Consider a message passing parallel program composed of multiple processes. Most profiling tools would produce a separate profile for each process, showing how time was spent in its measured events. Because the profile measurements are made locally to a process (either through direct instrumentation or sampling), it is reasonable, as a first step, to compensate for measurement overhead in the process-local profiles only. Our original models did just that. They accounted for the measurement overhead generated during TAU profiling for each program process (thread) and all its measured events, and then removed the overhead from the inclusive and exclusive performance results calculated during online profiling analysis. The compensation algorithm ``corrected'' the measurement error in the process profiles in the sense that the local overhead was not included in the local profile results.

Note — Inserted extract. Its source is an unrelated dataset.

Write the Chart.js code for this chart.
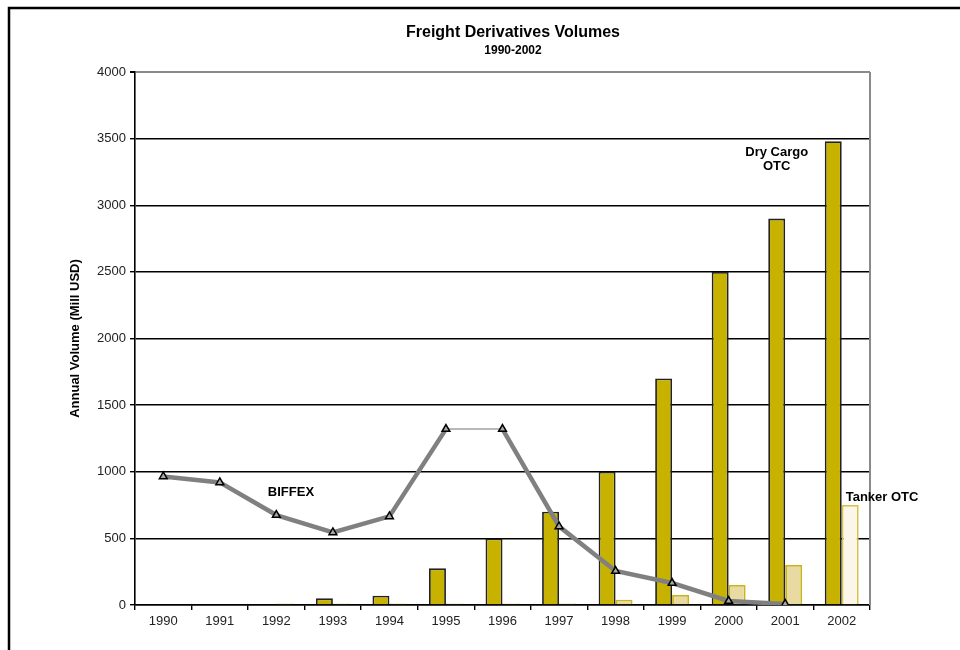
<!DOCTYPE html>
<html>
<head>
<meta charset="utf-8">
<script src="https://cdn.jsdelivr.net/npm/chart.js@4.4.1/dist/chart.umd.min.js"></script>
<style>
html,body{margin:0;padding:0;background:#fff;}
#wrap{width:960px;height:650px;position:relative;}
</style>
</head>
<body>
<div id="wrap"><canvas id="c" width="960" height="650"></canvas></div>
<script>
const years = ['1990','1991','1992','1993','1994','1995','1996','1997','1998','1999','2000','2001','2002'];
const dryCargoOTC = [0, 0, 0, 50, 70, 275, 500, 700, 1000, 1700, 2500, 2900, 3480];
const tankerOTC = [0, 0, 12, 12, 12, 12, 12, 12, 40, 75, 150, 300, 750];
const biffex = [965, 920, 675, 545, 665, 1320, 1320, 590, 255, 165, 30, 8, null];
const titleText = 'Freight Derivatives Volumes';
const subtitleText = '1990-2002';
const yAxisTitle = 'Annual Volume (Mill USD)';

const FONT = '"Liberation Sans", Arial, Helvetica, sans-serif';

const tankerFill = tankerOTC.map((v, i) => i === years.length - 1 ? '#faf6e9' : '#e9daa2');
const tankerBorder = tankerOTC.map((v, i) => i === years.length - 1 ? '#d6c44a' : '#c9b41c');

const decor = {
  id: 'decor',
  beforeDraw(chart) {
    const c = chart.ctx;
    c.save();
    c.fillStyle = '#fff';
    c.fillRect(0, 0, chart.width, chart.height);
    c.restore();
  },
  afterDatasetsDraw(chart) {
    const c = chart.ctx;
    const a = chart.chartArea;
    const xs = chart.scales.x, ys = chart.scales.y;
    c.save();
    c.strokeStyle = '#8a8a8a';
    c.lineWidth = 2;
    c.beginPath();
    c.moveTo(a.right, a.top);
    c.lineTo(a.right, a.bottom);
    c.stroke();
    c.strokeStyle = '#000';
    c.lineWidth = 2.5;
    c.beginPath();
    c.moveTo(9, 660);
    c.lineTo(9, 8);
    c.lineTo(970, 8);
    c.stroke();
    c.fillStyle = '#000';
    c.textAlign = 'center';
    c.textBaseline = 'middle';
    c.font = 'bold 16px ' + FONT;
    c.fillText(titleText, 513, 33);
    c.font = 'bold 12px ' + FONT;
    c.fillText(subtitleText, 513, 51);
    c.font = 'bold 13px ' + FONT;
    c.textAlign = 'left';
    c.fillText('BIFFEX', xs.getPixelForValue(1.85), ys.getPixelForValue(848));
    c.textAlign = 'center';
    c.fillText('Dry Cargo', xs.getPixelForValue(10.85), ys.getPixelForValue(3400));
    c.fillText('OTC', xs.getPixelForValue(10.85), ys.getPixelForValue(3295));
    c.textAlign = 'left';
    c.fillText('Tanker OTC', xs.getPixelForValue(12.07), ys.getPixelForValue(810));
    c.restore();
  }
};

new Chart(document.getElementById('c'), {
  type: 'bar',
  data: {
    labels: years,
    datasets: [
      {
        type: 'line',
        label: 'BIFFEX',
        data: biffex,
        order: 0,
        borderColor: '#808080',
        borderWidth: 4.5,
        tension: 0,
        spanGaps: false,
        pointStyle: 'triangle',
        pointRadius: 4.5,
        pointBackgroundColor: '#a8a8a8',
        pointBorderColor: '#000',
        pointBorderWidth: 1.5,
        segment: {
          borderWidth: ctx => ctx.p0DataIndex === 5 ? 1.5 : 4.5,
          borderColor: ctx => ctx.p0DataIndex === 5 ? '#a0a0a0' : '#808080'
        }
      },
      {
        label: 'Dry Cargo OTC',
        data: dryCargoOTC,
        order: 1,
        backgroundColor: '#c8b200',
        borderColor: '#222',
        borderWidth: 1.8,
        categoryPercentage: 0.6,
        barPercentage: 1.0
      },
      {
        label: 'Tanker OTC',
        data: tankerOTC,
        order: 1,
        backgroundColor: tankerFill,
        borderColor: tankerBorder,
        borderWidth: 1.8,
        categoryPercentage: 0.6,
        barPercentage: 1.0
      }
    ]
  },
  options: {
    responsive: false,
    animation: false,
    devicePixelRatio: 1,
    layout: { padding: { left: 68, right: 90, top: 72, bottom: 15 } },
    plugins: {
      legend: { display: false },
      title: { display: false },
      tooltip: { enabled: false }
    },
    scales: {
      x: {
        offset: true,
        afterFit: s => { s.height = 30; },
        grid: {
          offset: true,
          drawOnChartArea: false,
          drawTicks: true,
          tickLength: 5,
          color: '#000',
          lineWidth: 1.4
        },
        border: { color: '#000', width: 1.6 },
        ticks: {
          color: '#222',
          padding: 4,
          font: { family: FONT, size: 13 },
          maxRotation: 0,
          autoSkip: false
        }
      },
      y: {
        min: 0,
        max: 4000,
        afterFit: s => { s.width = 67; },
        grid: {
          color: ctx => (ctx.tick && ctx.tick.value === 4000) ? '#8a8a8a' : '#000',
          lineWidth: ctx => (ctx.tick && ctx.tick.value === 4000) ? 2 : 1.4,
          tickLength: 5,
          tickColor: '#000'
        },
        border: { color: '#000', width: 1.6 },
        ticks: {
          stepSize: 500,
          color: '#222',
          padding: 4,
          font: { family: FONT, size: 13 },
          callback: v => String(v)
        },
        title: {
          display: true,
          text: yAxisTitle,
          color: '#000',
          font: { family: FONT, size: 13, weight: 'bold' },
          padding: { top: 0, bottom: 4 }
        }
      }
    }
  },
  plugins: [decor]
});
</script>
</body>
</html>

Indeed, the models we developed are necessary for compensating measurement intrusion in parallel computations, but they are not sufficient. Depending on the application's parallel execution behavior, it is possible, even likely, that intrusion effects due to measurement overhead seen on different processes will be interdependent. We use the term ``intrusion'' specifically here to point out that although measurement overhead occurs locally, its intrusion can have non-local effects.
Suppose our message passing program implements a master-worker computation and consider the following execution scenario. The master process sends work to worker processes and then waits for their results. The worker processes do the work and send their results back to the master and terminate. The master finishes once all the worker results are received. Figure 1(a) depicts the above program execution with profiling enabled. The arrows show the master-to-worker and worker-to-master message communication and the local measurement overheads are shown by rectangles. The small triangles indicate when the worker messages are received by the master and the large triangle marks where the master terminates. Worker termination is depicted by the vertical line. Since no overhead compensation is performed in Figure 1(a), the total execution (worker and master) time is delayed. As shown, the overhead for the master process is assumed to be negligible, since for most of the time it is waiting for the workers to report their results.

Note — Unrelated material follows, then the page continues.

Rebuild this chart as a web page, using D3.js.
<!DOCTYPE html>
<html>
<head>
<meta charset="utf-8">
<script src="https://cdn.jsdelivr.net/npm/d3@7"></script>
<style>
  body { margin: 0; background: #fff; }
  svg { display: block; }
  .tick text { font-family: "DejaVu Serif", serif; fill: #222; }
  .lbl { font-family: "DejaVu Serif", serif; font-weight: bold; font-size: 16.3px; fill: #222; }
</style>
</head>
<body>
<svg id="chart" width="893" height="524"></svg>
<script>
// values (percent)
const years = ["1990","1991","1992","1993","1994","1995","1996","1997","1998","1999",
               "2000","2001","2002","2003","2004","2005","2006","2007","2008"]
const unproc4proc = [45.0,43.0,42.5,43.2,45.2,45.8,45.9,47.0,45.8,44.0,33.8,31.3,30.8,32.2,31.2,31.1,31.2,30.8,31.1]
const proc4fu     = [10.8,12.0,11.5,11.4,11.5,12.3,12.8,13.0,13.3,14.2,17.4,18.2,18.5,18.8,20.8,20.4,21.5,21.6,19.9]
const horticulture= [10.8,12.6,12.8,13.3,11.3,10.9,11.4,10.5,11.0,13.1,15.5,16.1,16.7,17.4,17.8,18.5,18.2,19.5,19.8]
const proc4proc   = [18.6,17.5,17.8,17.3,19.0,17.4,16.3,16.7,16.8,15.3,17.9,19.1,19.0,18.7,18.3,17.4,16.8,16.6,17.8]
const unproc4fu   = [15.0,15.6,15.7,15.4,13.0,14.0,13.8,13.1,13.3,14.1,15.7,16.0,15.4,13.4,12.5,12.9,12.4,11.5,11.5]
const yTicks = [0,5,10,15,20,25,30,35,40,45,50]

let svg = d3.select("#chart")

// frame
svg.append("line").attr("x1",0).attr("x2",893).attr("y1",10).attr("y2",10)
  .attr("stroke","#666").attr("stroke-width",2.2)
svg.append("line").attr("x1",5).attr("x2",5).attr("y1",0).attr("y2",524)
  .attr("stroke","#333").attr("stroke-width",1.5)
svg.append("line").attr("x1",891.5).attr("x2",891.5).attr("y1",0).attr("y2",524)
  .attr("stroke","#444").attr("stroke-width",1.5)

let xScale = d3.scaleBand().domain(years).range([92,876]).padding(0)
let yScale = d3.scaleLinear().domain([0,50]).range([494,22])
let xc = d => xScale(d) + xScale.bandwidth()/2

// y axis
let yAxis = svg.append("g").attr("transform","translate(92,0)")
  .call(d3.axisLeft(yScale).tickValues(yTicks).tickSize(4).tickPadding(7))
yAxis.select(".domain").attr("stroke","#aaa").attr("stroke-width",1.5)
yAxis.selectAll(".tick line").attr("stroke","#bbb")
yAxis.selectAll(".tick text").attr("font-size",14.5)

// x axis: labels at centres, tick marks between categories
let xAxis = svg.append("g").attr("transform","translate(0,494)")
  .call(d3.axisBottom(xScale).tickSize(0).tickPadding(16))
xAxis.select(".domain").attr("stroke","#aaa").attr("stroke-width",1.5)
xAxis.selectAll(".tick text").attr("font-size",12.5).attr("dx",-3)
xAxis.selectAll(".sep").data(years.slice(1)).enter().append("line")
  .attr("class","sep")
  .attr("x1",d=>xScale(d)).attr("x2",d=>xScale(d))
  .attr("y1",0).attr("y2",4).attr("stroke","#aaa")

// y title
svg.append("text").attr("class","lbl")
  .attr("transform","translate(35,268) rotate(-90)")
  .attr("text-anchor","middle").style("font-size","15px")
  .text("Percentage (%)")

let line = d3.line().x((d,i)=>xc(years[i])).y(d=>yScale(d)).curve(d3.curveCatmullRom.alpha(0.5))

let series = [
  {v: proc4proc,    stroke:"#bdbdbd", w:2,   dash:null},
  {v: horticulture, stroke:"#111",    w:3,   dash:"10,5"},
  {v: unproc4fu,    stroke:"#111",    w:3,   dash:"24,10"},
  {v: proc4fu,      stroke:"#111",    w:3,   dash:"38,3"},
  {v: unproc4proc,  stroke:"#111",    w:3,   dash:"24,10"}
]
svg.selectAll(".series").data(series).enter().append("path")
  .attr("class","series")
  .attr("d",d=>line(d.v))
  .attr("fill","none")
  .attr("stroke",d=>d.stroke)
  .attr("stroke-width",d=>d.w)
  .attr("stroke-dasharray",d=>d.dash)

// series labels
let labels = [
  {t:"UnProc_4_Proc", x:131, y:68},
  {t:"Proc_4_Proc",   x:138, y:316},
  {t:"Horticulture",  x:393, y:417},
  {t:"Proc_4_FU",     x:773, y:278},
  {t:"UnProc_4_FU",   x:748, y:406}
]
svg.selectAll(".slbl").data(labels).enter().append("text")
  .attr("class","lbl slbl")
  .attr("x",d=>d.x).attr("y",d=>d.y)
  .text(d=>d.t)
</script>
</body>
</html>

Figure 1(b) portrays the effects of our original overhead compensation algorithms. Each worker is slowed down due to measurement overhead with the last worker to report seeing a 30% slowdown approximately. If we assume the local profile compensation works well and accurately approximates the workers ``actual'' performance, all the worker overhead will be removed. This is depicted by the overhead bunched up at the end of each worker's measured timeline. As a result, the messages returning results from the workers would have been sent earlier (dashed arrows) and the workers would have finished earlier, as if no measurements had been made. Because the master must wait for the worker results, it will be delayed until the last worker reports. Thus, its execution time will include the last worker's 30% intrusion. Unfortunately, the master knows nothing of the worker overheads and, thus, our ``local'' compensation algorithms cannot account for them. The master's profile will still reflect the master finishing at the same time point (white large triangle), even though its ``actual'' termination point is much earlier (grey large triangle).

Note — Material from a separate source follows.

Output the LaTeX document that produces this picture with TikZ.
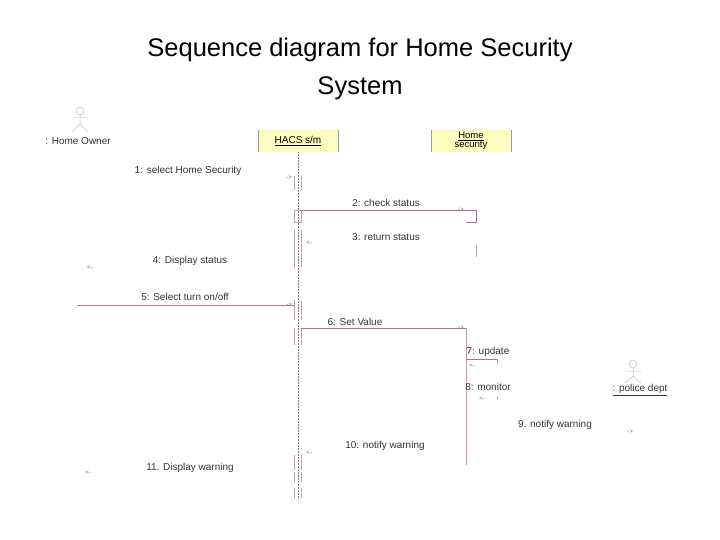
\documentclass[tikz,border=0pt]{standalone}
\usepackage{fontspec}
\setmainfont{Liberation Sans}
\begin{document}
\begin{tikzpicture}[x=1pt,y=-1pt,
  msg/.style={draw=msgc,line width=0.6pt},
  lbl/.style={font=\fontsize{10}{11}\selectfont,text=black!80,inner sep=0pt},
  tip/.style={font=\fontsize{6}{6}\selectfont,text=black!60,inner sep=0pt},
  act/.style={draw=msgc!70,line width=0.5pt},
  life/.style={draw=black!50,densely dotted,line width=0.5pt},
  obj/.style={fill=yellow!25,minimum width=80pt,minimum height=22pt,inner sep=0pt,font=\fontsize{10}{10}\selectfont},
  actor/.style={draw=black!25,line width=0.5pt}]
\definecolor{msgc}{RGB}{176,112,150}
\useasboundingbox (0,0) rectangle (720,540);
\node[font=\fontsize{25.5}{38}\selectfont,align=center] (title) at (360,69) {Sequence diagram for Home Security\\System};
% actors
\draw[actor] (80,111) circle (4);
\draw[actor] (80,115) -- (80,124) (72,118)--(88,118) (80,124)--(72,132) (80,124)--(88,132);
\node[lbl] (owner) at (78,141) {: Home Owner};
\draw[actor] (633,364) circle (4);
\draw[actor] (633,368) -- (633,376) (625,371)--(641,371) (633,376)--(625,383) (633,376)--(641,383);
\node[lbl] (police) at (640,390) {\underline{: police dept}};
% objects
\node[obj] (hacs) at (298,141) {\underline{HACS s/m}};
\draw[black!40] (hacs.north west)--(hacs.south west) (hacs.north east)--(hacs.south east);
\node[obj,align=center,font=\fontsize{9.5}{9}\selectfont] (home) at (471,141) {\underline{Home}\\security};
\draw[black!40] (home.north west)--(home.south west) (home.north east)--(home.south east);
% lifeline
\coordinate (hl) at (298,500);
\draw[life] (hacs.south) -- (hl);
% activations HACS
\foreach \a/\b in {176/190,230/252,252/268,300/320,328/345,455/470,472/482,488/498}
  {\draw[act] (294,\a)--(294,\b) (301,\a)--(301,\b);}
\draw[act] (294,210) rectangle (301,222);
% home security activations
\coordinate (hs1) at (476,210);
\coordinate (hs2) at (476,222);
\draw[msg] (301,210) -- (hs1) -- (hs2) -- (466,222);
\draw[act] (476,245)--(476,257);
\draw[act] (466,328) -- (466,465);
% messages
\node[lbl] (m1) at (188,171) {1: select Home Security};
\node[tip] (t1) at (289,178) {->};
\node[lbl] (m2) at (386,203) {2: check status};
\node[tip] (t2) at (461,210) {->};
\node[lbl] (m3) at (386,237) {3: return status};
\node[tip] (t3) at (309,243) {<-};
\node[lbl] (m4) at (190,261) {4: Display status};
\node[tip] (t4) at (90,268) {<-};
\coordinate (o5) at (77,305);
\node[lbl] (m5) at (185,297) {5: Select turn on/off};
\draw[msg] (o5) -- (294,305);
\node[tip] (t5) at (289,305) {->};
\coordinate (h6) at (466,328);
\node[lbl] (m6) at (355,322) {6: Set Value};
\draw[msg] (301,328) -- (h6);
\node[tip] (t6) at (461,328) {->};
\node[lbl] (m7) at (488,352) {7: update};
\draw[msg] (466,359) -- (497,359);
\draw[act] (497,359) -- (497,364) (497,396)--(497,399);
\node[tip] (t7) at (472,366) {<-};
\node[lbl] (m8) at (488,387) {8: monitor};
\node[tip] (t8) at (482,399) {<-};
\node[lbl] (m9) at (555,425) {9. notify warning};
\node[tip] (t9) at (630,432) {->};
\node[lbl] (m10) at (385,446) {10: notify warning};
\node[tip] (t10) at (309,453) {<-};
\node[lbl] (m11) at (190,468) {11. Display warning};
\node[tip] (t11) at (88,473) {<-};
\end{tikzpicture}
\end{document}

Parallel overhead compensation is a more complex problem to solve. This is not entirely unexpected, given our past research on performance perturbation analysis (14,12,15). However, in contrast with that work, we do not want to resort to post-mortem parallel trace analysis to solve it. The problem of overhead compensation in parallel profiling using only profile measurements (not tracing) has not been addressed before, save in a very restricted form in Cray's MPP Apprentice system (25). Certainly, we can learn from techniques for trace-based perturbation analysis (22), but because we must perform overhead compensation on-the-fly, the utility of these trace-based algorithms will be constrained to deterministic parallel execution only, for the same reasons discussed in (13,22).
At a minimum, algorithms for on-the-fly overhead compensation in parallel profiling must utilize measurement infrastructure that conveys overhead information between processes at runtime. It is important to note this is not required for trace-based perturbation analysis and is what make compensation in profiling a unique problem. Techniques similar to those used in PHOTON (24) and CCIFT (2,3) to embed overhead information in MPI messages may aid in the development of such measurement infrastructure. Photon extends the MPI header in the underlying MPICH implementation to transmit additional information. In contrast, the MPI wrapper layer in the CCIFT application level checkpointing software allows this information to piggyback on each message.
However, we first need the understand how local measurement overhead affects global performance intrusion so that we can construct compensation models and use those models to develop online algorithms.